AS sendiri merasa dirinya terisolasi dalam sidang DK PBB pekan lalu, ketika ke-14 anggota lainnya -- termasuk Inggris, Prancis dan Italia -- mengecam keputusan Donald Trump. Pasalnya, mereka menganggap AS telah melanggar kesepakatan internasional.

Status Yerusalem merupakan isu paling sensitif dalam konflik Israel-Palestina.

Israel mengklaim seluruh Kota Suci tersebut sebagai ibu kotanya, sedangkan Palestina menginginkan sektor timur -- yang disita Israel dalam perang 1967 -- sebagai ibu kota abadinya.

Beberapa resolusi PBB meminta Israel untuk menarik diri dari wilayah yang dicaploknya itu. PBB juga menekankan agar Israel segera mengakhiri pendudukan di sana.

Pada 1980, DK PBB mengadopsi sebuah resolusi yang menyatakan bahwa semua kegiatan legislatif dan administratif yang diambil oleh Israel -- termasuk pendudukan -- yang dimaksudkan untuk mengubah karakter dan status Kota Suci Yerusalem, tidaklah memiliki legalitas sah.


OKI Deklarasikan Yerusalem Timur sebagai Ibu Kota Palestina

Para kepala negara anggota OKI saat berkumpul di Istanbul, Turki, pada 13 Desember 2017 untuk membahas isu Yerusalem (AP Photo/Lefteris Pitarakis)

Hasil KTT Luar Biasa Organisasi Kerja Sama Islam (OKI) yang diselenggarakan di Istanbul, Turki, pada Rabu, 13 Desember 2017 mendeklarasikan Yerusalem Timur sebagai ibu kota Palestina. OKI menolak pengakuan sepihak Amerika Serikat yang mengakui Yerusalem sebagai ibu kota Israel.

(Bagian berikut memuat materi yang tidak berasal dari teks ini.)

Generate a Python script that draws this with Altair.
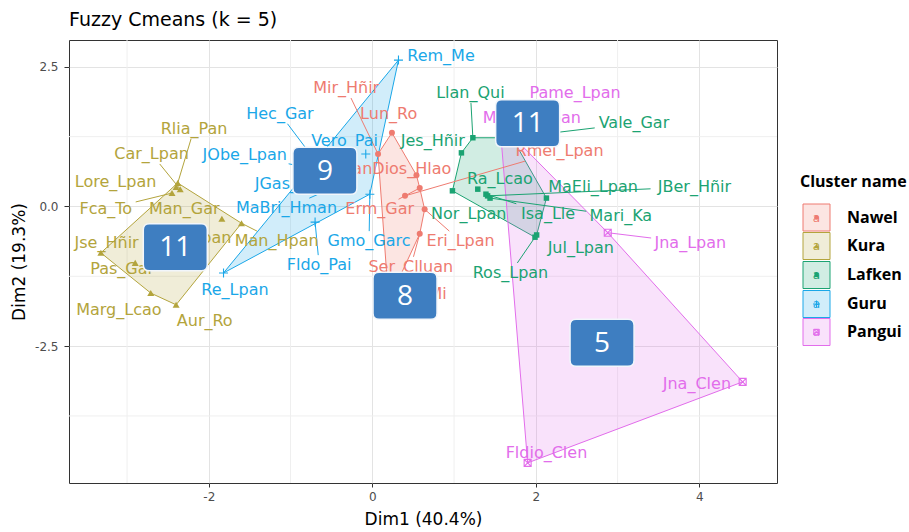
import math
import altair as alt
import pandas as pd

# ---------------------------------------------------------------- data
CLUSTERS = ["Nawel", "Kura", "Lafken", "Guru", "Pangui"]
PALETTE = ["#EE7B70", "#B3A43C", "#1BA372", "#1AA7E8", "#E26DEB"]

NAMES = [
    "Lun_Ro", "Mir_Hñir", "JuanDios_Hlao", "Erm_Gar", "Rmel_Lpan", "Eri_Lpan", "Ser_Clluan", "Ana_Mi",
    "Rlia_Pan", "Lore_Lpan", "Car_Lpan", "Fca_To", "Man_Gar", "Man_Hpan", "Jse_Hñir", "Pas_Gar",
    "Marg_Lcao", "Aur_Ro", "Ana_Lpan",
    "Llan_Qui", "Jes_Hñir", "Vale_Gar", "Nor_Lpan", "Ra_Lcao", "JBer_Hñir", "Isa_Lle", "Mari_Ka",
    "MaEli_Lpan", "Jul_Lpan", "Ros_Lpan",
    "Rem_Me", "Hec_Gar", "Vero_Pai", "JObe_Lpan", "JGas_Lpan", "MaBri_Hman", "Gmo_Garc", "Fldo_Pai", "Re_Lpan",
    "Pame_Lpan", "MaCar_Lpan", "Jna_Lpan", "Jna_Clen", "Fldio_Clen",
]
GROUP = ["Nawel"] * 8 + ["Kura"] * 11 + ["Lafken"] * 11 + ["Guru"] * 9 + ["Pangui"] * 5

DIM1 = [
    0.24, 0.07, 0.54, 0.58, 0.40, 0.64, 0.58, 0.20,
    -2.38, -2.40, -2.35, -2.45, -1.84, -1.60, -3.32, -2.90, -2.71, -2.40, -2.17,
    1.23, 1.09, 1.71, 0.98, 1.29, 1.41, 1.39, 1.44, 2.13, 2.01, 1.99,
    0.32, -0.62, -0.08, -0.46, -0.34, -0.52, -0.03, -0.70, -1.82,
    1.56, 1.68, 2.88, 4.53, 1.90,
]
DIM2 = [
    1.32, 0.94, 0.56, 0.33, 0.19, -0.05, -0.49, -1.69,
    0.42, 0.35, 0.31, 0.24, -0.22, -0.30, -0.83, -1.01, -1.55, -1.76, -0.71,
    1.23, 0.96, 1.23, 0.28, 0.31, 0.19, 0.22, 0.15, 0.15, -0.51, -0.55,
    2.62, 0.67, 0.94, 0.60, 0.37, 0.31, 0.22, -0.28, -1.19,
    1.49, 1.26, -0.47, -3.14, -4.59,
]
# repelled label positions (Dim1 / Dim2 units)
LABEL_X = [
    0.20, -0.32, 0.27, 0.09, 2.29, 1.08, 0.47, 0.56,
    -2.18, -3.14, -2.70, -3.26, -2.30, -1.17, -3.25, -3.06, -3.10, -2.05, -2.20,
    1.20, 0.74, 3.20, 1.18, 1.56, 3.94, 2.15, 3.04, 2.70, 2.55, 1.69,
    0.84, -1.13, -0.34, -1.56, -0.935, -1.05, -0.04, -0.65, -1.68,
    2.48, 1.95, 3.89, 3.97, 2.13,
]
LABEL_Y = [
    1.66, 2.12, 0.67, -0.05, 0.99, -0.62, -1.08, -1.57,
    1.39, 0.44, 0.94, -0.05, -0.05, -0.62, -0.65, -1.12, -1.85, -2.05, -0.56,
    2.03, 1.17, 1.49, -0.13, 0.49, 0.35, -0.13, -0.17, 0.35, -0.74, -1.19,
    2.69, 1.66, 1.17, 0.92, 0.40, -0.03, -0.62, -1.05, -1.49,
    2.03, 1.58, -0.65, -3.18, -4.41,
]

# cluster-size callouts, in CLUSTERS order
BOX_DIM1 = [0.40, -2.41, 1.90, -0.58, 2.81]
BOX_DIM2 = [-1.60, -0.73, 1.49, 0.64, -2.44]

MAJOR_X = [-2, 0, 2, 4]
MINOR_X = [-3, -1, 1, 3]
MAJOR_Y = [-2.5, 0.0, 2.5]
MINOR_Y = [-3.75, -1.25, 1.25]

# ---------------------------------------------------------------- layout
XMIN, XMAX = -3.71, 4.95
YMIN, YMAX = -4.95, 2.98
W, H = 708, 443
PAD = {"left": 69, "top": 40, "right": 909 - 69 - W, "bottom": 532 - 40 - H}
KX = W / (XMAX - XMIN)
KY = H / (YMAX - YMIN)

LABEL_FONT = "DejaVu Sans"
LABEL_SIZE = 16


def to_px(x, y):
    return (x - XMIN) * KX, (YMAX - y) * KY


def from_px(px, py):
    return XMIN + px / KX, YMAX - py / KY


obs = pd.DataFrame({"name": NAMES, "cluster": GROUP, "x": DIM1, "y": DIM2,
                    "lx": LABEL_X, "ly": LABEL_Y})

# leader segments from each point to the edge of its label box
seg_rows = []
for n, g, x, y, lx, ly in zip(NAMES, GROUP, DIM1, DIM2, LABEL_X, LABEL_Y):
    px, py = to_px(x, y)
    cx, cy = to_px(lx, ly)
    hw = 9.3 * len(n) / 2 + 2
    hh = 10
    dx, dy = px - cx, py - cy
    tx = hw / abs(dx) if dx else math.inf
    ty = hh / abs(dy) if dy else math.inf
    t = min(tx, ty)
    if t >= 1:
        continue
    ex, ey = cx + t * dx, cy + t * dy
    if math.hypot(px - ex, py - ey) < 17:
        continue
    x2, y2 = from_px(ex, ey)
    seg_rows.append({"cluster": g, "x": x, "y": y, "x2": x2, "y2": y2})
segs = pd.DataFrame(seg_rows)


def convex_hull(points):
    pts = sorted(set(points))
    if len(pts) <= 2:
        return pts

    def cross(o, a, b):
        return (a[0] - o[0]) * (b[1] - o[1]) - (a[1] - o[1]) * (b[0] - o[0])

    lower, upper = [], []
    for p in pts:
        while len(lower) >= 2 and cross(lower[-2], lower[-1], p) <= 0:
            lower.pop()
        lower.append(p)
    for p in reversed(pts):
        while len(upper) >= 2 and cross(upper[-2], upper[-1], p) <= 0:
            upper.pop()
        upper.append(p)
    return lower[:-1] + upper[:-1]


xs = alt.Scale(domain=[XMIN, XMAX], nice=False, zero=False)
ys = alt.Scale(domain=[YMIN, YMAX], nice=False, zero=False)
cscale = alt.Scale(domain=CLUSTERS, range=PALETTE)

FIX_MINUS = "replace(datum.label, '−', '-')"
X_AXIS = alt.Axis(values=MAJOR_X, title="Dim1 (40.4%)", grid=True, labelExpr=FIX_MINUS)
Y_AXIS = alt.Axis(values=MAJOR_Y, title="Dim2 (19.3%)", grid=True, format=".1f",
                  labelExpr=FIX_MINUS)

PLUS = "M -1 0 L 1 0 M 0 -1 L 0 1"
BOXX = "M -1 -1 L 1 -1 L 1 1 L -1 1 Z M -1 -1 L 1 1 M -1 1 L 1 -1"
SHAPES = {
    "Nawel": ("circle", True, 36),
    "Kura": ("triangle-up", True, 49),
    "Lafken": ("square", True, 30),
    "Guru": (PLUS, False, 81),
    "Pangui": (BOXX, False, 49),
}
ROUNDED = ("M -0.81 -0.734 L 0.81 -0.734 Q 1 -0.734 1 -0.544 L 1 0.544 "
           "Q 1 0.734 0.81 0.734 L -0.81 0.734 Q -1 0.734 -1 0.544 "
           "L -1 -0.544 Q -1 -0.734 -0.81 -0.734 Z")


def X(field):
    return alt.X(field, type="quantitative", scale=xs, axis=X_AXIS)


def Y(field):
    return alt.Y(field, type="quantitative", scale=ys, axis=Y_AXIS)


layers = []

# minor grid
layers.append(
    alt.Chart(pd.DataFrame({"v": MINOR_X})).mark_rule(color="#EFEFEF", strokeWidth=1)
    .encode(x=X("v"))
)
layers.append(
    alt.Chart(pd.DataFrame({"v": MINOR_Y})).mark_rule(color="#EFEFEF", strokeWidth=1)
    .encode(y=Y("v"))
)

# cluster hulls
for cl, col in zip(CLUSTERS, PALETTE):
    sub = obs[obs.cluster == cl]
    hull = convex_hull(list(zip(sub.x, sub.y)))
    hdf = pd.DataFrame({"x": [p[0] for p in hull], "y": [p[1] for p in hull],
                        "i": list(range(len(hull)))})
    layers.append(
        alt.Chart(hdf).mark_line(interpolate="linear-closed", fill=col, fillOpacity=0.2,
                                 stroke=col, strokeWidth=1)
        .encode(x=X("x"), y=Y("y"), order=alt.Order("i:Q"))
    )

# points
for cl, col in zip(CLUSTERS, PALETTE):
    shape, filled, size = SHAPES[cl]
    sub = obs[obs.cluster == cl]
    if filled:
        mk = alt.Chart(sub).mark_point(shape=shape, size=size, filled=True, fill=col,
                                       opacity=1, strokeWidth=0)
    else:
        mk = alt.Chart(sub).mark_point(shape=shape, size=size, filled=False, stroke=col,
                                       opacity=1, strokeWidth=1.1)
    layers.append(mk.encode(x=X("x"), y=Y("y")))

# leader segments
layers.append(
    alt.Chart(segs).mark_rule(strokeWidth=1)
    .encode(x=X("x"), y=Y("y"), x2="x2:Q", y2="y2:Q",
            color=alt.Color("cluster:N", scale=cscale, legend=None))
)

# labels
layers.append(
    alt.Chart(obs).mark_text(font=LABEL_FONT, fontSize=LABEL_SIZE, baseline="middle", align="center")
    .encode(x=X("lx"), y=Y("ly"), text="name:N",
            color=alt.Color("cluster:N", scale=cscale, legend=None))
)

# cluster-size callouts
counts = [GROUP.count(c) for c in CLUSTERS]
boxes = pd.DataFrame({"cluster": CLUSTERS, "x": BOX_DIM1, "y": BOX_DIM2,
                      "n": [str(c) for c in counts]})
layers.append(
    alt.Chart(boxes).mark_point(shape=ROUNDED, size=4096, filled=True, fill="#3E7EC1",
                                stroke="#F2F6FB", strokeWidth=1.5, opacity=1)
    .encode(x=X("x"), y=Y("y"))
)
layers.append(
    alt.Chart(boxes).mark_text(font="Open Sans", fontSize=28, color="white",
                               baseline="middle", align="center", dy=1)
    .encode(x=X("x"), y=Y("y"), text="n:N")
)

# legend, placed to the right of the panel through the same scales
key_x, _ = from_px(816.5 - PAD["left"], 0)
lab_x, _ = from_px(847 - PAD["left"], 0)
ttl_x, ttl_y = from_px(800 - PAD["left"], 182 - PAD["top"])
key_py = [217.5, 246, 275, 304, 332]
leg = pd.DataFrame({
    "cluster": CLUSTERS,
    "kx": [key_x] * 5,
    "lx": [lab_x] * 5,
    "y": [from_px(0, p - PAD["top"])[1] for p in key_py],
    "a": ["a"] * 5,
})
layers.append(
    alt.Chart(pd.DataFrame({"x": [ttl_x], "y": [ttl_y], "t": ["Cluster name"]}))
    .mark_text(font="Open Sans", fontSize=16, fontWeight="bold", align="left",
               baseline="middle", color="black")
    .encode(x=X("x"), y=Y("y"), text="t:N")
)
layers.append(
    alt.Chart(leg).mark_point(shape="square", size=729, filled=True, fillOpacity=0.2,
                              strokeOpacity=1, strokeWidth=1)
    .encode(x=X("kx"), y=Y("y"),
            fill=alt.Fill("cluster:N", scale=cscale, legend=None),
            stroke=alt.Stroke("cluster:N", scale=cscale, legend=None))
)
layers.append(
    alt.Chart(leg).mark_text(font=LABEL_FONT, fontSize=12, baseline="middle", align="center")
    .encode(x=X("kx"), y=Y("y"), text="a:N",
            color=alt.Color("cluster:N", scale=cscale, legend=None))
)
for cl, col in zip(CLUSTERS, PALETTE):
    shape, filled, size = SHAPES[cl]
    sub = leg[leg.cluster == cl]
    if filled:
        mk = alt.Chart(sub).mark_point(shape=shape, size=size * 0.6, filled=True, fill=col,
                                       opacity=1, strokeWidth=0)
    else:
        mk = alt.Chart(sub).mark_point(shape=shape, size=size * 0.6, filled=False, stroke=col,
                                       opacity=1, strokeWidth=1)
    layers.append(mk.encode(x=X("kx"), y=Y("y")))
layers.append(
    alt.Chart(leg).mark_text(font="Open Sans", fontSize=16, fontWeight="bold",
                             align="left", baseline="middle", color="black")
    .encode(x=X("lx"), y=Y("y"), text="cluster:N")
)

chart = (
    alt.layer(*layers)
    .properties(
        width=W, height=H,
        autosize=alt.AutoSizeParams(type="none"),
        padding=PAD,
        title=alt.Title("Fuzzy Cmeans (k = 5)", anchor="start", frame="group",
                        font="DejaVu Sans", fontSize=19, fontWeight="normal",
                        color="#000000", offset=10),
    )
    .configure_view(stroke="#333333", strokeWidth=1)
    .configure_axis(domain=False, tickColor="#333333", tickSize=4, labelColor="#4D4D4D",
                    labelFont="DejaVu Sans", labelFontSize=12, titleFont="DejaVu Sans",
                    titleFontSize=17, titleFontWeight="normal", titleColor="#000000",
                    gridColor="#E3E3E3", gridWidth=1)
    .configure_axisX(labelPadding=4, titlePadding=9)
    .configure_axisY(labelPadding=6, titlePadding=6, tickSize=5)
)

chart.save("out.html", embed_options={"renderer": "svg", "actions": False})
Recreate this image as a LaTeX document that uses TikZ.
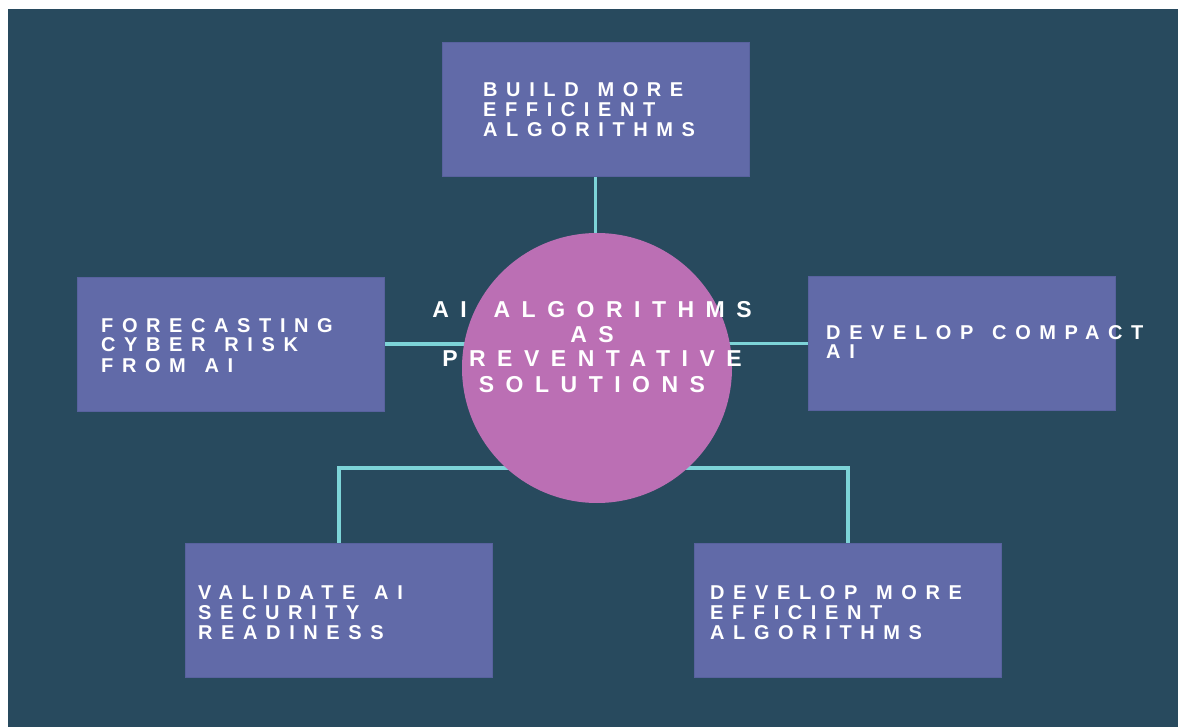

Dalam KTT Luar Biasa yang digelar sepekan setelah pidato pengakuan Donald Trump atas Yerusalem sebagai ibu kota Israel, para pemimpin OKI menyerukan seluruh negara untuk mengakui Palestina dengan Yerusalem Timur sebagai ibu kotanya yang tengah diduduki.

Seperti dikutip dari Al Jazeera, Kamis, OKI menambahkan bahwa 57 negara anggotanya tetap berkomitmen atas "perdamaian yang adil dan komprehensif berdasarkan solusi dua negara". OKI mendesak PBB untuk "mengakhiri pendudukan Israel" atas Palestina dan menyatakan bahwa pemerintahan Trump bertanggung jawab untuk "semua konsekuensi bila keputusan ilegalnya tidak dicabut".

"Bagi kami deklarasi (Trump) berbahaya, yang bertujuan untuk mengubah status hukum kota (Yerusalem), tidak sah dan tidak memiliki legitimasi," ujar OKI dalam pernyataan bersamanya.

Marwan Bishara, analis politik senior Al Jazeera mengatakan bahwa KTT Luar Biasa OKI di Istanbul menyoroti bahwa rakyat Palestina, warga Arab, dan muslim terus berkomitmen pada perdamaian.

"Sekarang, negara-negara muslim dengan bersekutu bersama Palestina mengakui Yerusalem sebagai ibu kota Palestina," ucap Bishara.

"Negara-negara Islam tersebut siap untuk menghukum setiap negara yang mengikuti jejak Amerika Serikat dalam hal mengakui Yerusalem sebagai ibu kota Israel," ucapnya.